De natuurschoonwet voor fiscaal voordeel
Als ik in de gelegenheid ben tv te kijken, dan is ‘Liefde voor het landgoed’ wel een programma dat ik met interesse volg. Logisch vanuit mijn vak als rentmeester. Maar ik moet de makers een compliment geven dat het niet alleen romantiek is wat je te zien krijgt, maar dat ze ook de realiteit tonen, namelijk dat het tegenwoordig een hele opgave is om zo’n landgoed in ere te houden.
Als je een kasteel of domein op het eerste oog ziet, dan denken veel mensen al gauw aan deftige adel, aan mensen die daar genieten van thee uit porseleinen kopjes en goede wijn uit kristallen glazen. Dat zullen ze af en toe wel doen, maar het is tegenwoordig vooral hard werken om alles te onderhouden. En sterker nog, om het überhaupt in bezit van de familie te houden. Dat is wat veel generaties van dezelfde familie als een opgave zien, om dat familiebezit te koesteren. Daar zit passie in. Maar de uitdagingen voor hen zijn steeds groter geworden. De kosten van onderhoud zijn enorm gestegen, om over de energieprijzen maar te zwijgen.
Daar komt bij dat veel landgoederen in de loop der eeuwen kleiner zijn geworden, omdat het budget om die kosten te betalen vaak werd gehaald uit de verkoop van stukken grond. Maar dat houdt een keer op natuurlijk. Anderzijds is er ook altijd het onderwerp belastingen bij de overdracht aan een volgende generatie. Dat kan voor menige familie erg zwaar worden.

Frank Klement, Rentmeester
Vanuit ons bedrijf hebben wij gelukkig veel kennis en ervaring opgebouwd om deze families daarbij zoveel mogelijk te helpen. Een van de instrumenten is de Natuurschoonwet, die al dateert van 1928. Bijna een eeuw dus, maar nog altijd een interessante optie voor fiscale voordelen. Het komt erop neer dat wanneer je minimaal 30 % van je landgoed van minstens vijf hectare natuur maakt, dat je dan wordt vrijgesteld van schenk- en erfbelasting, om versnippering tegen te gaan.

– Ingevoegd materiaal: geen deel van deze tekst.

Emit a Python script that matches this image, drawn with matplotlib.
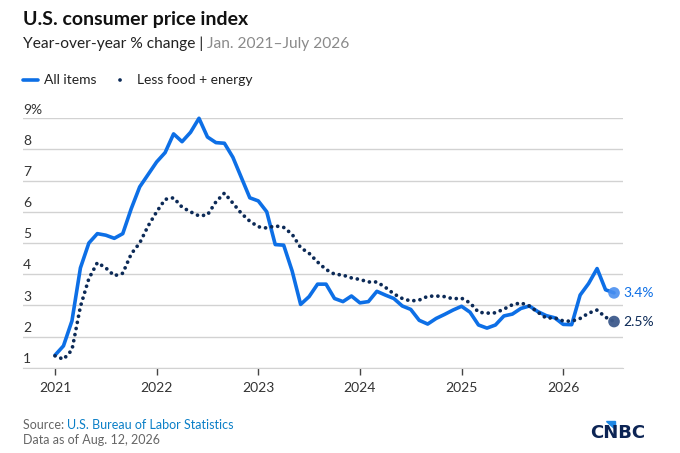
import numpy as np
import matplotlib.pyplot as plt
from matplotlib.patches import Polygon

# Monthly year-over-year % change, Jan. 2021 - July 2026
all_items = [1.4, 1.7, 2.5, 4.2, 5.0, 5.3, 5.25, 5.15, 5.3, 6.1, 6.8, 7.2,
             7.6, 7.9, 8.5, 8.25, 8.55, 9.0, 8.4, 8.22, 8.2, 7.75, 7.1, 6.45,
             6.35, 6.0, 4.95, 4.93, 4.1, 3.03, 3.28, 3.68, 3.68, 3.22, 3.12, 3.3,
             3.08, 3.12, 3.45, 3.33, 3.22, 2.98, 2.87, 2.52, 2.4, 2.58, 2.71, 2.85,
             2.97, 2.78, 2.37, 2.27, 2.37, 2.66, 2.72, 2.9, 2.98, 2.8, 2.67, 2.6,
             2.39, 2.38, 3.33, 3.7, 4.18, 3.5, 3.4]
core = [1.38, 1.27, 1.57, 2.96, 3.86, 4.37, 4.2, 3.95, 4.03, 4.65, 5.0, 5.55,
        6.0, 6.4, 6.45, 6.15, 6.0, 5.87, 5.9, 6.32, 6.6, 6.28, 5.95, 5.7,
        5.52, 5.48, 5.55, 5.5, 5.28, 4.85, 4.67, 4.39, 4.15, 4.0, 3.97, 3.88,
        3.83, 3.75, 3.75, 3.58, 3.37, 3.22, 3.14, 3.17, 3.29, 3.3, 3.28, 3.21,
        3.23, 3.08, 2.78, 2.75, 2.76, 2.88, 3.02, 3.08, 2.98, 2.78, 2.59, 2.6,
        2.5, 2.49, 2.58, 2.75, 2.85, 2.62, 2.48]
years = ["2021", "2022", "2023", "2024", "2025", "2026"]
y_ticks = [1, 2, 3, 4, 5, 6, 7, 8, 9]

months = np.arange(len(all_items))

blue = "#0d6fe6"
navy = "#0c2a57"
grid_col = "#d2d2d2"
dots = (0, (0.01, 1.65))

plt.rcParams['font.family'] = ['Lato', 'DejaVu Sans']

fig = plt.figure(figsize=(6.8, 4.53), dpi=100)
ax = fig.add_axes([23/680, 1 - 367.7/453, 600/680, (367.7 - 118.3)/453])

ax.plot(months, all_items, color=blue, lw=2.6, solid_joinstyle='round',
        solid_capstyle='round', clip_on=False, zorder=3)
ax.plot(months, core, color=navy, lw=2.7, linestyle=dots,
        dash_capstyle='round', clip_on=False, zorder=3)

# end markers and labels
ax.scatter([months[-1]], [all_items[-1]], s=70, color="#4a8ff0", alpha=0.9,
           zorder=4, clip_on=False, edgecolor='none')
ax.scatter([months[-1]], [core[-1]], s=70, color="#3e5b8c", alpha=0.95,
           zorder=4, clip_on=False, edgecolor='none')
ax.annotate(f"{all_items[-1]:.1f}%", (months[-1], all_items[-1]), xytext=(7, 0),
            textcoords='offset points', va='center', ha='left', fontsize=10,
            color=blue, annotation_clip=False)
ax.annotate(f"{core[-1]:.1f}%", (months[-1], core[-1]), xytext=(7, 0),
            textcoords='offset points', va='center', ha='left', fontsize=10,
            color=navy, annotation_clip=False)

ax.set_xlim((23 - 55) / 8.47, (623 - 55) / 8.47)
ax.set_ylim(1, 9)

# grid
ax.set_yticks(y_ticks)
ax.yaxis.grid(True, color=grid_col, lw=1)
ax.tick_params(axis='y', length=0, labelleft=False)
for v in y_ticks:
    lab = f"{v}%" if v == 9 else str(v)
    ax.annotate(lab, (0, v), xycoords=ax.get_yaxis_transform(), xytext=(0, 2),
                textcoords='offset points', ha='left', va='bottom',
                fontsize=10, color="#333333", annotation_clip=False)

ax.set_xticks(np.arange(len(years)) * 12)
ax.set_xticklabels(years)
ax.tick_params(axis='x', length=5, width=1, color="#444444", labelsize=10,
               labelcolor="#333333", pad=5)

for s in ['top', 'right', 'left']:
    ax.spines[s].set_visible(False)
ax.spines['bottom'].set_color(grid_col)
ax.set_axisbelow(True)

# titles
fig.text(23/680, 1 - 20/453, "U.S. consumer price index", fontsize=14,
         fontweight='bold', color="#111111", va='center', ha='left')
t = fig.text(23/680, 1 - 44/453, "Year-over-year % change | ", fontsize=11.2,
             color="#222222", va='center', ha='left')
fig.canvas.draw()
bb = t.get_window_extent()
fig.text(bb.x1 / 680, 1 - 44/453, "Jan. 2021\u2013July 2026", fontsize=11.2,
         color="#8a8a8a", va='center', ha='left')

# legend
fig.add_artist(plt.Line2D([23/680, 38/680], [1 - 80/453] * 2, color=blue, lw=2.6,
                          solid_capstyle='round'))
fig.text(44/680, 1 - 80/453, "All items", fontsize=10, color="#222222",
         va='center', ha='left')
fig.add_artist(plt.Line2D([120/680, 126/680], [1 - 80/453] * 2, color=navy,
                          lw=2.7, linestyle=(0, (0.01, 2.0)),
                          dash_capstyle='round'))
fig.text(137/680, 1 - 80/453, "Less food + energy", fontsize=10,
         color="#222222", va='center', ha='left')

# footer
s = fig.text(23/680, 1 - 425/453, "Source: ", fontsize=9, color="#666666",
             va='center', ha='left')
fig.canvas.draw()
bb = s.get_window_extent()
fig.text(bb.x1 / 680, 1 - 425/453, "U.S. Bureau of Labor Statistics", fontsize=9,
         color="#0a7fc7", va='center', ha='left')
fig.text(23/680, 1 - 440/453, "Data as of Aug. 12, 2026", fontsize=9,
         color="#666666", va='center', ha='left')

# logo
fig.text(590/680, 1 - 433/453, "CNBC", fontsize=13, fontweight='bold',
         family='DejaVu Sans', color="#0c2454", va='center', ha='left')
fig.add_artist(Polygon([[606/680, 1 - 421/453], [615/680, 1 - 421/453],
                        [615/680, 1 - 429/453]], closed=True,
                       transform=fig.transFigure, color="#1e88e5"))

fig.savefig("out.png", dpi=100)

Wij wijzen onze relaties daarop en begeleiden hen daar ook in. We komen het niet alleen tegen bij kastelen, maar tegenwoordig zeker ook bij grote boerderijen met het nodige areaal aan grond. Veel boerenbedrijven staan voor het dilemma om wel of niet te stoppen. Maar wat dan? Wat wordt een nieuw economisch model? Bijvoorbeeld het stallen van campers of klassieke auto’s, of een deel van de boerderij ombouwen tot appartementen of B&B? Moet het eigendom opgesplitst worden? Het kan allemaal en voor zo’n herbestemming zijn er veel regelingen en subsidies.
Over bedrijfsopvolging naar de volgende generatie hebben we vaak gesprekken. Dan ben je eigenlijk de verbinder tussen de huidige en de opvolgende generatie. Tegenwoordig praten wij veel met boeren die zogenaamd piekbelaster of PAS melder zijn, vooral in Limburg en Brabant. Wij stellen de juiste vragen die deze families moet helpen een stip op de horizon te zetten en daarover de juiste beslissing te nemen. En we begeleiden ze in het vervolgtraject.
Maar niet alleen bij boerderijen. Ook bij kastelen worden we betrokken bij opvolging door de volgende generatie. Dan kan het gaan om verkoop of om pacht of erfpacht. De nieuwe generatie wil daar ook weer goede afspraken over maken en daar worden wij vanwege onze know-how bij betrokken om het beste advies te geven voor het behoud van deze bijzondere parels.